The Articles of Organization must include the following:
- Your new LLC's name and address.
- The nature of the LLC's business.
- Name and address of your LLC's registered agent.
- Name(s) of manager(s) and members of the LLC, if known at the time of filing.
Make sure your Articles of Organization are written in proper legal language. You can come into trouble with improperly worded Articles of Organization. For instance; making your business nature too specific may limit your business operational prospects. If you are unsure how to do this, contact a licensed attorney to help you with the draft.
An operating agreement is an agreement for a limited liability company ("LLC"). This agreement delineates LLC member's financial and managerial rights and duties. This agreement can also included succession clauses in the event one member dies or wants to give up their ownership in the LLC.
The operating agreement, although not required, is extremely important to have. This agreement is an internal agreement between the LLC's members. The reason for this agreement is to ensure that the LLC and its members are protected in the event of a member leaving the LLC, bankruptcy, death or other major business occurrence that has the influence to change the structure of the LLC. Without specific directions for certain events (which should be outlined in an operating agreement), the LLC could be pushed to change in a way not intended by the members or even forced into early dissolution.
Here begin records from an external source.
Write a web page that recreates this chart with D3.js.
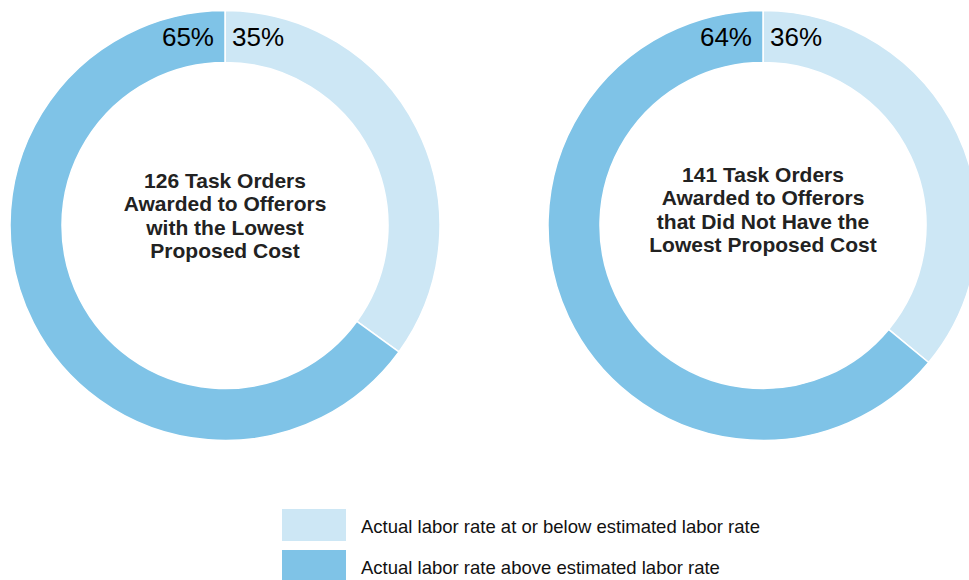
<!DOCTYPE html>
<html>
<head>
<meta charset="utf-8">
<script src="https://cdn.jsdelivr.net/npm/d3@7"></script>
<style>
  html, body { margin: 0; padding: 0; background: #fff; }
  svg { display: block; }
</style>
</head>
<body>
<svg id="chart" width="969" height="580"></svg>
<script>
// ---- data ----
const categories = ["Actual labor rate at or below estimated labor rate", "Actual labor rate above estimated labor rate"];
const leftValues = [35, 65];
const rightValues = [36, 64];
const leftTitle = ["126 Task Orders", "Awarded to Offerors", "with the Lowest", "Proposed Cost"];
const rightTitle = ["141 Task Orders", "Awarded to Offerors", "that Did Not Have the", "Lowest Proposed Cost"];
const colors = ["#cde7f5", "#7fc3e7"];

const svg = d3.select("#chart");
const color = d3.scaleOrdinal().domain(categories).range(colors);

const outerR = 215, innerR = 163;
const pie = d3.pie().sort(null).value(d => d.v);
const arc = d3.arc().innerRadius(innerR).outerRadius(outerR);

function donut(cx, cy, values, title, titleBase) {
  const g = svg.append("g").attr("transform", `translate(${cx},${cy})`);
  const data = values.map((v, i) => ({ v, cat: categories[i] }));
  g.selectAll("path").data(pie(data)).join("path")
    .attr("d", arc)
    .attr("fill", d => color(d.data.cat))
    .attr("stroke", "#fff")
    .attr("stroke-width", 1.5);

  g.append("text")
    .attr("x", -11).attr("y", 46 - cy)
    .attr("text-anchor", "end")
    .attr("font-family", "Liberation Sans, Arial, sans-serif")
    .attr("font-size", 26).attr("fill", "#000")
    .text(values[1] + "%");
  g.append("text")
    .attr("x", 7).attr("y", 46 - cy)
    .attr("text-anchor", "start")
    .attr("font-family", "Liberation Sans, Arial, sans-serif")
    .attr("font-size", 26).attr("fill", "#000")
    .text(values[0] + "%");

  const t = g.append("text")
    .attr("text-anchor", "middle")
    .attr("font-family", "Liberation Sans, Arial, sans-serif")
    .attr("font-weight", "bold")
    .attr("font-size", 21).attr("fill", "#222");
  title.forEach((line, i) => {
    t.append("tspan").attr("x", 0).attr("y", titleBase - cy + i * 23.3).text(line);
  });
}

donut(225, 225.5, leftValues, leftTitle, 188);
donut(763, 225.5, rightValues, rightTitle, 182);

// legend
const legend = svg.append("g");
const ly = d3.scaleBand().domain(categories).range([509, 582]).paddingInner(9 / 41);
categories.forEach((c) => {
  legend.append("rect")
    .attr("x", 282).attr("y", ly(c))
    .attr("width", 64).attr("height", ly.bandwidth())
    .attr("fill", color(c));
  legend.append("text")
    .attr("x", 361).attr("y", ly(c) + 23.5)
    .attr("font-family", "Liberation Sans, Arial, sans-serif")
    .attr("font-size", 18.5).attr("fill", "#111")
    .text(c);
});
</script>
</body>
</html>
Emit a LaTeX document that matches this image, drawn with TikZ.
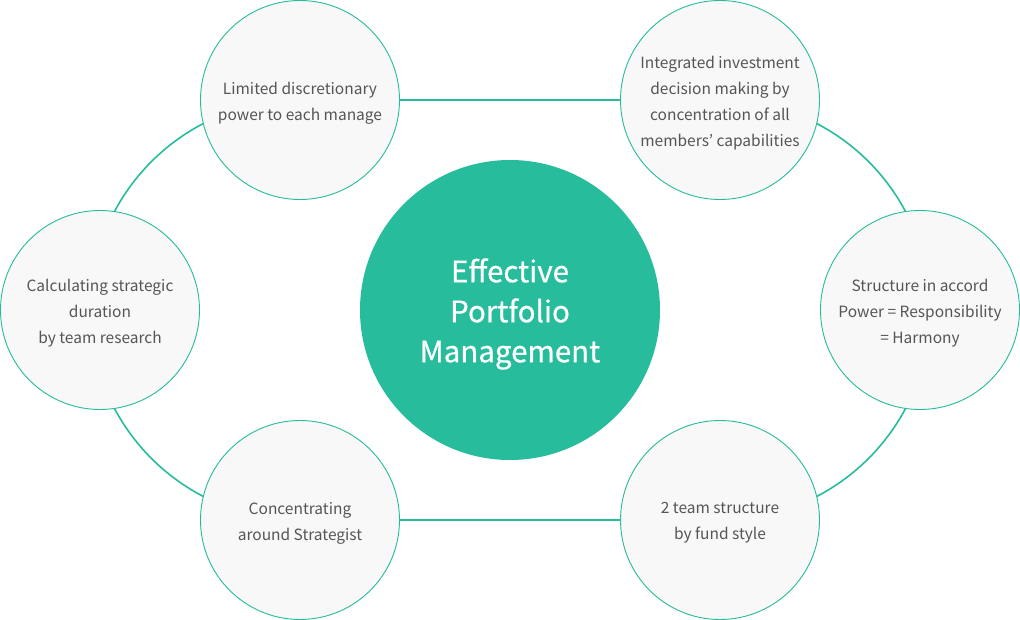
\documentclass[tikz,border=0pt]{standalone}
\usepackage{fontspec}
\setmainfont{Noto Sans CJK KR}
\newfontfamily\centerfont[FakeBold=0.6]{Noto Sans CJK KR}
\definecolor{teal1}{HTML}{26BC9C}
\definecolor{fillg}{HTML}{F8F8F8}
\definecolor{txt}{HTML}{555555}
\begin{document}
\begin{tikzpicture}[x=1pt,y=-1pt,
  small/.style={circle,draw=teal1,line width=0.9pt,fill=fillg,minimum size=199pt,inner sep=0pt},
  smalltext/.style={align=center,text=txt,inner sep=0pt,font=\fontsize{15.5}{26}\selectfont,yshift=-3pt},
  big/.style={circle,fill=teal1,minimum size=300pt,inner sep=0pt},
  bigtext/.style={align=center,text=white,inner sep=0pt,font=\centerfont\fontsize{29.5}{40}\selectfont,yshift=-4pt},
  link/.style={draw=teal1,line width=1.6pt}]
\useasboundingbox (0,0) rectangle (1020,620);
\coordinate (tl0) at (300,100);
\coordinate (tr0) at (720,100);
\coordinate (bl0) at (300,520);
\coordinate (br0) at (720,520);
\draw[link] (tl0) -- (tr0) arc[start angle=-90,end angle=90,radius=210] -- (bl0) arc[start angle=90,end angle=270,radius=210];
\node[big] (c) at (510,310) {};
\node[bigtext] (ct) at (c) {Effective\\Portfolio\\Management};
\node[small] (tl) at (300,100) {};
\node[small] (tr) at (720,100) {};
\node[small] (l) at (100,310) {};
\node[small] (r) at (920,310) {};
\node[small] (bl) at (300,520) {};
\node[small] (br) at (720,520) {};
\node[smalltext] (tlt) at (tl) {Limited discretionary\\power to each manage};
\node[smalltext] (trt) at (tr) {Integrated investment\\decision making by\\concentration of all\\members’ capabilities};
\node[smalltext] (lt) at (l) {Calculating strategic\\duration\\by team research};
\node[smalltext] (rt) at (r) {Structure in accord\\Power = Responsibility\\= Harmony};
\node[smalltext] (blt) at (bl) {Concentrating\\around Strategist};
\node[smalltext] (brt) at (br) {2 team structure\\by fund style};
\end{tikzpicture}
\end{document}
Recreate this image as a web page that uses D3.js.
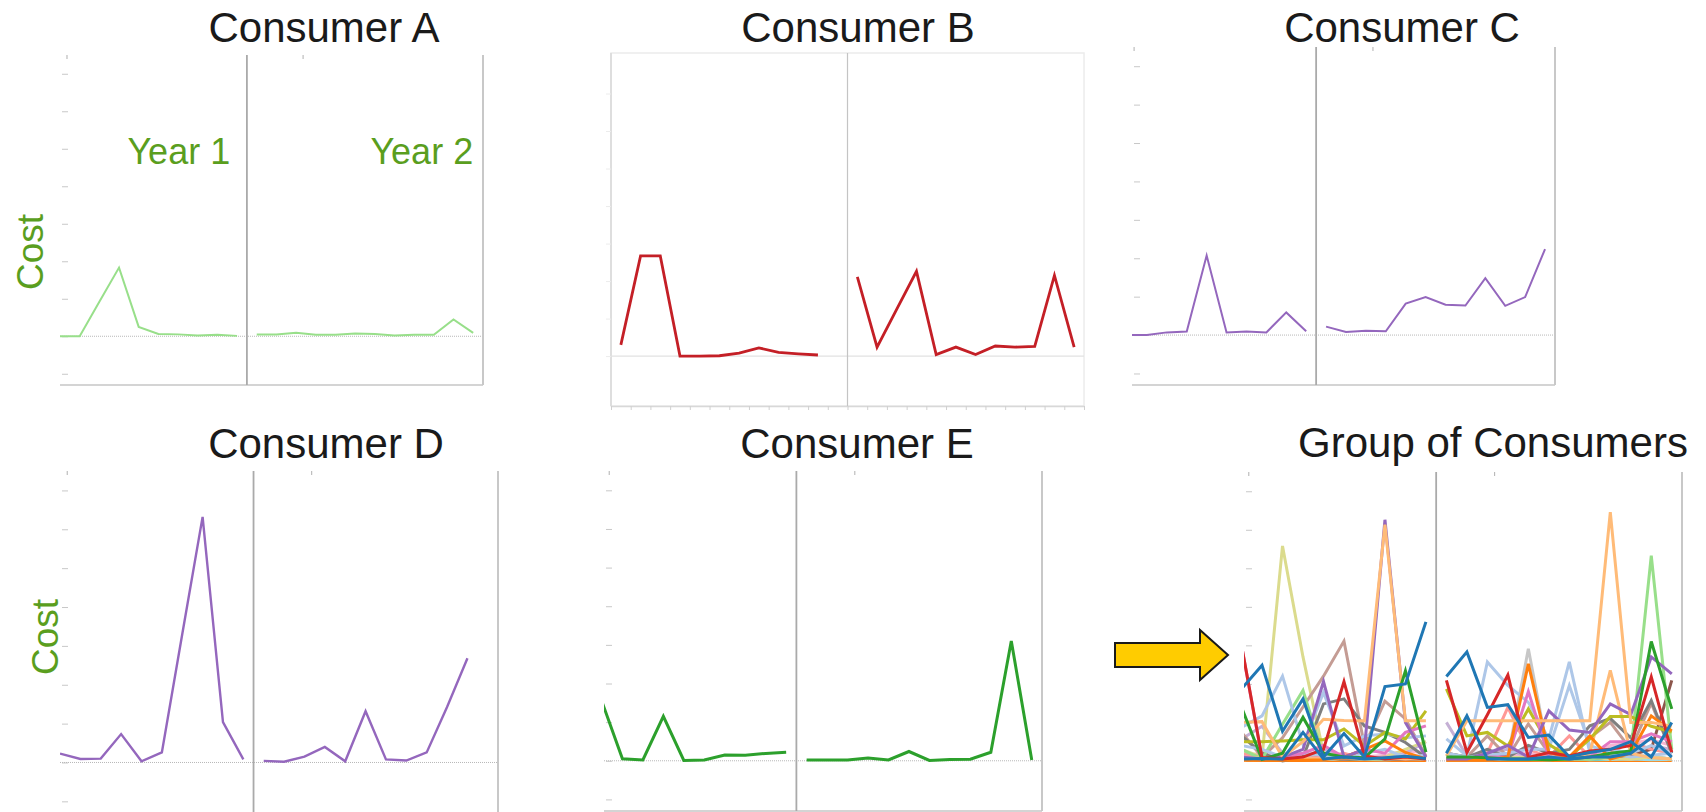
<!DOCTYPE html>
<html>
<head>
<meta charset="utf-8">
<script src="https://cdn.jsdelivr.net/npm/d3@7"></script>
<style>
body{margin:0;background:#fff}
svg{display:block}
</style>
</head>
<body>
<script>
// Monthly cost, one gridline step = 100. Months 0..11 are year 1, 12..23 are year 2.
// The screenshots cut year 1 off on the left, so each series keeps its first visible month.
const tickValues = [-100, 0, 100, 200, 300, 400, 500, 600, 700];

const aStart1 = 2;
const aYear1 = [0, 0, 92, 183, 25, 6, 5, 2, 4, 1];
const aYear2 = [5, 5, 9, 4, 4, 7, 6, 2, 4, 4, 45, 9];

const bStart1 = 0;
const bYear1 = [30, 267, 267, 0, 0, 1, 8, 22, 10, 6, 3];
const bYear2 = [211, 24, 125, 226, 4, 24, 4, 27, 24, 26, 215, 24];

const cStart1 = 2;
const cYear1 = [0, 0, 7, 9, 207, 7, 9, 7, 59, 10];
const cYear2 = [22, 8, 11, 10, 82, 99, 79, 77, 148, 76, 99, 224];

const dStart1 = 2;
const dYear1 = [23, 9, 10, 73, 3, 26, 330, 632, 104, 8];
const dYear2 = [4, 2, 15, 40, 3, 132, 8, 5, 26, 143, 268];

const eStart1 = 2;
const eYear1 = [153, 5, 2, 115, 1, 2, 15, 14, 19, 22];
const eYear2 = [2, 2, 2, 7, 2, 24, 1, 3, 4, 22, 310, 2];

// group of consumers (year 1 from month 2)
const groupStart1 = 2;
const groupColors = ["#ff7f0e","#9edae5","#17becf","#f7b6d2","#c7c7c7","#c5b0d5","#dbdb8d","#8c564b",
  "#ff9896","#c49c94","#7f7f7f","#98df8a","#aec7e8","#aec7e8","#ffbb78","#bcbd22",
  "#e377c2","#ff7f0e","#9467bd","#ffbb78","#2ca02c","#d62728","#1f77b4","#1f77b4"];
const groupYear1 = [
  [2,1,1,1,2,1,1,1,1,1],
  [5,3,8,4,3,6,4,3,5,4],
  [12,8,10,14,8,5,6,9,5,6],
  [10,22,6,5,12,5,10,15,26,22],
  [10,5,5,12,20,10,5,10,6,5],
  [57,90,20,10,30,10,5,10,20,50],
  [30,10,558,270,20,10,5,10,30,50],
  [5,6,4,5,8,5,6,5,4,5],
  [20,10,5,5,10,20,5,10,5,10],
  [74,10,60,140,220,311,39,155,109,13],
  [65,20,0,9,148,161,91,74,48,9],
  [30,5,95,183,13,10,5,5,10,10],
  [87,117,220,43,178,39,65,70,60,65],
  [40,30,10,20,15,10,20,30,10,15],
  [5,8,5,6,5,8,5,6,5,5],
  [50,50,52,55,55,83,39,74,57,130],
  [300,5,10,20,40,10,30,20,74,91],
  [3,2,2,2,3,10,30,52,22,5],
  [10,5,10,30,206,10,30,626,100,10],
  [100,102,10,50,108,105,104,613,104,104],
  [139,4,20,113,20,10,8,57,234,23],
  [300,9,5,10,30,206,13,5,10,5],
  [5,6,5,74,5,10,5,8,12,6],
  [187,248,77,161,10,71,10,193,200,361]
];
const groupYear2 = [
  [1,1,1,1,1,1,1,1,1,1,1,1],
  [3,4,3,5,4,3,6,3,4,5,3,4],
  [6,5,8,5,4,6,5,4,6,8,10,5],
  [8,6,10,12,20,8,5,10,40,45,55,40],
  [5,5,6,10,291,10,5,5,10,5,12,5],
  [100,13,20,30,10,20,10,20,30,10,40,30],
  [5,5,5,8,10,5,5,5,6,5,10,5],
  [5,4,5,6,5,8,5,6,10,15,30,209],
  [5,10,20,139,30,10,65,10,20,50,30,20],
  [20,10,65,10,96,20,10,60,100,30,150,20],
  [20,10,30,10,40,20,30,91,110,60,157,20],
  [5,5,5,5,5,5,5,5,10,20,533,30],
  [57,13,257,196,152,57,257,22,30,20,40,20],
  [20,10,15,20,30,30,196,40,20,10,15,20],
  [5,6,5,5,8,5,6,20,235,20,8,5],
  [187,65,74,39,135,43,10,57,115,115,90,75],
  [5,5,10,10,180,10,5,10,50,50,70,50],
  [2,2,2,10,252,22,10,65,5,20,117,78],
  [5,5,20,40,10,130,80,74,148,120,270,226],
  [13,104,104,104,104,104,104,104,646,100,100,90],
  [10,10,8,5,5,3,5,10,20,26,310,135],
  [209,22,120,223,9,22,13,26,30,40,218,23],
  [20,117,5,5,5,10,5,10,10,20,60,10],
  [219,283,139,146,61,67,11,22,30,50,10,100]
];

const W = 1706, H = 812;
const green = "#5a9e1e";
const svg = d3.select("body").append("svg").attr("width", W).attr("height", H);

function toPoints(values, start) {
  return values.map((v, i) => ({m: start + i, v: v}));
}

// draw one small-multiple panel
function drawPanel(cfg, series) {
  const x = d3.scaleLinear().domain([cfg.m0, 23.5]).range([cfg.left, cfg.right]);
  const y = d3.scaleLinear().domain(cfg.yDomain).range([cfg.bottom, cfg.top]);
  const g = svg.append("g");

  g.append("text")
    .attr("x", cfg.titleX).attr("y", cfg.titleY)
    .attr("text-anchor", "middle")
    .style("font-family", "'Liberation Sans', Arial, sans-serif")
    .style("font-size", "42px").style("fill", "#1a1a1a")
    .text(cfg.title);

  if (cfg.style === "b") {
    // older screenshot style: faint frame, bottom ticks
    g.append("rect").attr("x", cfg.left).attr("y", cfg.top)
      .attr("width", cfg.right - cfg.left).attr("height", cfg.bottom - cfg.top)
      .attr("fill", "none").attr("stroke", "#ececec").attr("stroke-width", 1.5);
    g.append("line").attr("x1", cfg.left).attr("x2", cfg.left)
      .attr("y1", cfg.top).attr("y2", cfg.bottom)
      .attr("stroke", "#d8d8d8").attr("stroke-width", 1.5);
    const ya = g.append("g").attr("transform", `translate(${cfg.left},0)`)
      .call(d3.axisLeft(y).tickValues(tickValues.slice(1)).tickSize(5).tickFormat(""));
    ya.select(".domain").remove();
    ya.selectAll("line").attr("stroke", "#ececec");
    const xa = g.append("g").attr("transform", `translate(0,${cfg.bottom})`)
      .call(d3.axisBottom(x).tickValues(d3.range(-0.5, 24, 1)).tickSize(4).tickFormat("").tickSizeOuter(0));
    xa.select(".domain").attr("stroke", "#d8d8d8").attr("stroke-width", 1.5);
    xa.selectAll("line").attr("stroke", "#d0d0d0");
    g.append("line").attr("x1", cfg.left).attr("x2", cfg.right)
      .attr("y1", y(0)).attr("y2", y(0))
      .attr("stroke", "#e2e2e2").attr("stroke-width", 1.2);
    g.append("line").attr("x1", x(11.5)).attr("x2", x(11.5))
      .attr("y1", cfg.top).attr("y2", cfg.bottom)
      .attr("stroke", "#c4c4c4").attr("stroke-width", 1.2);
  } else {
    const ya = g.append("g").attr("transform", `translate(${cfg.left + 8},0)`)
      .call(d3.axisLeft(y).tickValues(tickValues).tickSize(6).tickFormat(""));
    ya.select(".domain").remove();
    ya.selectAll("line").attr("stroke", "#c8c8c8");
    const ta = g.append("g").attr("transform", `translate(0,${cfg.top})`)
      .call(d3.axisBottom(x).tickValues([2.33, 14.33]).tickSize(4).tickFormat(""));
    ta.select(".domain").remove();
    ta.selectAll("line").attr("stroke", "#b0b0b0");
    g.append("line").attr("x1", cfg.left).attr("x2", cfg.right)
      .attr("y1", y(0)).attr("y2", y(0))
      .attr("stroke", "#b8b8b8").attr("stroke-width", 1).attr("stroke-dasharray", "1,1");
    g.append("line").attr("x1", cfg.left).attr("x2", cfg.right)
      .attr("y1", cfg.bottom).attr("y2", cfg.bottom)
      .attr("stroke", "#d4d4d4").attr("stroke-width", 2);
    g.append("line").attr("x1", x(23.5)).attr("x2", x(23.5))
      .attr("y1", cfg.top).attr("y2", cfg.bottom)
      .attr("stroke", "#c8c8c8").attr("stroke-width", 2);
    g.append("line").attr("x1", x(11.5)).attr("x2", x(11.5))
      .attr("y1", cfg.top).attr("y2", cfg.bottom)
      .attr("stroke", "#aaaaaa").attr("stroke-width", 1.8);
  }

  const clipId = "clip" + cfg.title.replace(/\s/g, "");
  svg.append("clipPath").attr("id", clipId).append("rect")
    .attr("x", cfg.left).attr("y", cfg.top)
    .attr("width", cfg.right - cfg.left).attr("height", cfg.bottom - cfg.top);

  const line = d3.line().x(d => x(d.m)).y(d => y(d.v));
  const lines = g.append("g").attr("clip-path", `url(#${clipId})`);
  series.forEach(s => {
    [s.year1, s.year2].forEach(pts => {
      lines.append("path").datum(pts)
        .attr("d", line)
        .attr("fill", "none")
        .attr("stroke", s.color)
        .attr("stroke-width", cfg.lineWidth)
        .attr("stroke-linejoin", "miter");
    });
  });
  return {x, y};
}

const pA = drawPanel({title: "Consumer A", titleX: 324, titleY: 42, left: 60, right: 483, top: 55, bottom: 385,
  m0: 2, yDomain: [-130, 750], lineWidth: 2},
  [{color: "#98df8a", year1: toPoints(aYear1, aStart1), year2: toPoints(aYear2, 12)}]);

drawPanel({title: "Consumer B", titleX: 858, titleY: 42, left: 611, right: 1084, top: 53, bottom: 406,
  m0: -0.5, yDomain: [-133, 808], lineWidth: 2.8, style: "b"},
  [{color: "#c41f26", year1: toPoints(bYear1, bStart1), year2: toPoints(bYear2, 12)}]);

drawPanel({title: "Consumer C", titleX: 1402, titleY: 42, left: 1132, right: 1555, top: 47, bottom: 385,
  m0: 2.25, yDomain: [-130, 750], lineWidth: 2},
  [{color: "#9467bd", year1: toPoints(cYear1, cStart1), year2: toPoints(cYear2, 12)}]);

drawPanel({title: "Consumer D", titleX: 326, titleY: 458, left: 60, right: 498, top: 471, bottom: 813,
  m0: 2, yDomain: [-130, 750], lineWidth: 2.4},
  [{color: "#9467bd", year1: toPoints(dYear1, dStart1), year2: toPoints(dYear2, 12)}]);

drawPanel({title: "Consumer E", titleX: 857, titleY: 458, left: 604, right: 1042, top: 471, bottom: 811,
  m0: 2.1, yDomain: [-130, 750], lineWidth: 3},
  [{color: "#2ca02c", year1: toPoints(eYear1, eStart1), year2: toPoints(eYear2, 12)}]);

drawPanel({title: "Group of Consumers", titleX: 1493, titleY: 457, left: 1244, right: 1682, top: 472, bottom: 811,
  m0: 2.12, yDomain: [-130, 750], lineWidth: 3},
  groupColors.map((c, i) => ({color: c, year1: toPoints(groupYear1[i], groupStart1), year2: toPoints(groupYear2[i], 12)})));

// labels
const labelFont = "'Liberation Sans', Arial, sans-serif";
svg.append("text").attr("x", pA.x(10.65)).attr("y", 164).attr("text-anchor", "end")
  .style("font-family", labelFont).style("font-size", "36px").style("fill", green).text("Year 1");
svg.append("text").attr("x", pA.x(23.0)).attr("y", 164).attr("text-anchor", "end")
  .style("font-family", labelFont).style("font-size", "36px").style("fill", green).text("Year 2");
[[43, 252], [58, 637]].forEach(p => {
  svg.append("text").attr("transform", `translate(${p[0]},${p[1]}) rotate(-90)`)
    .attr("text-anchor", "middle")
    .style("font-family", labelFont).style("font-size", "37px").style("fill", green).text("Cost");
});

// yellow arrow pointing to the group panel
svg.append("polygon")
  .attr("points", "1115,643 1200,643 1200,630 1228,655 1200,680 1200,667 1115,667")
  .attr("fill", "#ffcc00").attr("stroke", "#1a1a1a").attr("stroke-width", 2);
</script>
</body>
</html>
For instance, if a member of an LLC dies, the LLC must dissolve in most states. A way around this is to have an operating agreement stating that the LLC is against dissolution in the event of a member death, which is detailed in successive clauses.
Further, limited liability companies are very flexible in nature and the operating agreement defines each member or manager's rights, powers and entitlements. If there is a member altercation or miscommunication, the operating agreement can be the cure. It's always best to set out rights, powers, and entitlements when every member is feeling positive about the other members. That way, in the event of a fall out – these (calmly constructed) guidelines are the ones your company wants to use to resolve any disputes.
Other Business Formalities
Depending on your business entity type, there may be additional filings and reports you will need to submit to your incorporating state and/or the IRS yearly. Make sure you keep a record of these formalities and comply with them. Each state is different so make sure you look up your specific state's requirements for business entity maintenance. Failure to do so may lead to penalties and potentially the forced dissolution of your business entity in extreme cases.